Gilbert owns and manages Cactus Yards

Gilbert owns and manages Cactus Yards, which was once operated by Big League Dreams and then brought back under the town’s management. Closed since July 2017, it reopens with a big party Saturday.  

After millions of taxpayer dollars spent on repairs, a town-owned sports facility re-opens this weekend with a new name and a new operator.

Gilbert Parks and Recreation is now managing the facility renamed Cactus Yards. The town in 2017 severed all ties with former operator Big League Dreams on the grounds it failed to maintain the park leading to more needed repairs. The two sides were still embroiled in a lawsuit.

The town is preparing a big celebration next Saturday to mark the reopening of the venue.

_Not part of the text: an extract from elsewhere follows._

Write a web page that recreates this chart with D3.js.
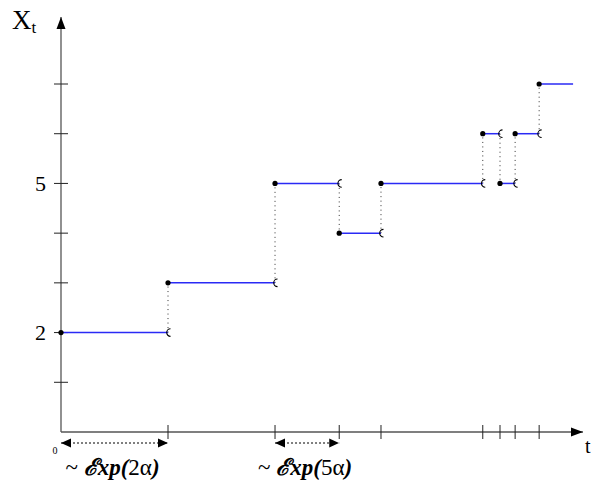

“We anticipate 3,000 to 5,000 people over the course of the opening-day ceremonies,” said Robert Carmona, Parks and Recreation director.

The $40 million taxpayer-funded facility features scaled-down replicas of eight pro-baseball fields such as Fenway Park in Boston and Yankee Stadium in New York, a 20,000-square-foot indoor soccer pavilion and batting cages. 

Construction defects that have plagued the facility since its January 2008 opening – including plywood outfield walls improperly installed and poor drainage – led the town to abruptly close the park in July 2017 for safety repairs.

During the shut-down, crews repaired structural deficiencies in the grandstand and brought stairways and handrails up to compliance with the Americans with Disability Act, according to Carmona.

The town approved a $12.8 million budget for that work as well as a $2.5 million maintenance-and-repair budget to address deficiencies and meet the needs of the operating plan, Carmona said.

Council in October approved spending $259,000 to buy and install artificial turf for the park’s soccer pavilion field and the six spin areas between the ballfields.

Other items include repairs and maintenance to the two clubhouse restaurants, administration building, fieldhouse, batting cages, ballfields, grandstand graphics, common areas, dugout drainage, and parking lot, Carmona said.

“The actual expenses will come in about $500,000 under the budgeted amount,” Carmona said.

The town is using a $13.5 million settlement from M. A. Mortenson Co., the facility’s builder, to help cover the costs.

Repairs are not the only expense for Gilbert when it comes to the park.

Under the town’s business plan, it will cost Gilbert $2.3 million a year to operate the facility – $1.3 million for staffing and $950,000 for maintenance and programming.

Cactus Yards is anticipated to generate $1.2 million in annual revenue – $769,000 from programs, $280,000 from tournament and field rental fees for the baseball/softball fields, $65,000 from restaurant and concession contracts and $36,000 from the batting cages.

That leaves an annual budget shortfall of  $1.1 million that the town will need to plug. 

Cactus Yards is part of the town’s roster of parks and – as with other municipalities public parks – is considered to be generally subsidized by taxpayers.

The town has been trying to fill play time at the sports facility.

Currently, about 90 percent of the available weekends at Cactus Yards in 2019 are booked for tournaments, according to Carmona.

“Registration for the various soccer, softball, and kickball league play is ongoing and numbers are growing as the opening date nears,” he said. “There are leagues and activities planned throughout each day of the week.”

He added weekends will consist of either private promoter-operated tournaments or town- sponsored tournaments.

Gilbert is heavily marketing the facility to potential users through means like social media -Facebook, Twitter, Instagram and Nextdoor, Carmona said.

Gilbert also has had discussions with several nationwide tournament promoters to bring local, regional and national tournaments to Cactus Yards, he said. 

Promoters include USSSA Baseball, USSSA Softball Fastpitch, USSSA Softball Slowpitch, USA Softball, Athletx Sports Group, Baseball Showcase, Triple Crown Sports, 3v3 Live Soccer and American Cornhole Association, he said.

Access for residents – who are paying the facility’s bond debt and operation costs – will be based on availability.

“During daytime weekday hours, residents will have access to the facility, based on availability, for drop-in individual usage without needing to reserve,” Carmona said. “The coin-operated batting cages and playground also be available.” 

Organized practices or games will need to make reservations and pay the appropriate rental fees, Carmona said. Access to the onsite restaurant, Sliders Sports Grill, also will be available.

Also, during the week the town won’t be charging a gate fee to enter the facility, he said. Previously, users 13 and older paid a $5 gate fee.

For private promoter-operated tournaments on weekends, which may include select Fridays or Mondays, a gate fee will be charged, according to Carmona.

Cactus Yard will be used year-round with the first season focused on activities, including softball, baseball, soccer and and kickball, Carmona said.

“Other activities will be planned as trends emerge and community demand changes,” he said. “The Town will also look to rent the space out for other special events as interests arise.”

 Carmona said the department will always be looking for ways to optimize operations of the facility.

“The department will also always review opportunities to increase revenue and decrease operational costs through efficiency and proper maintenance,” he said.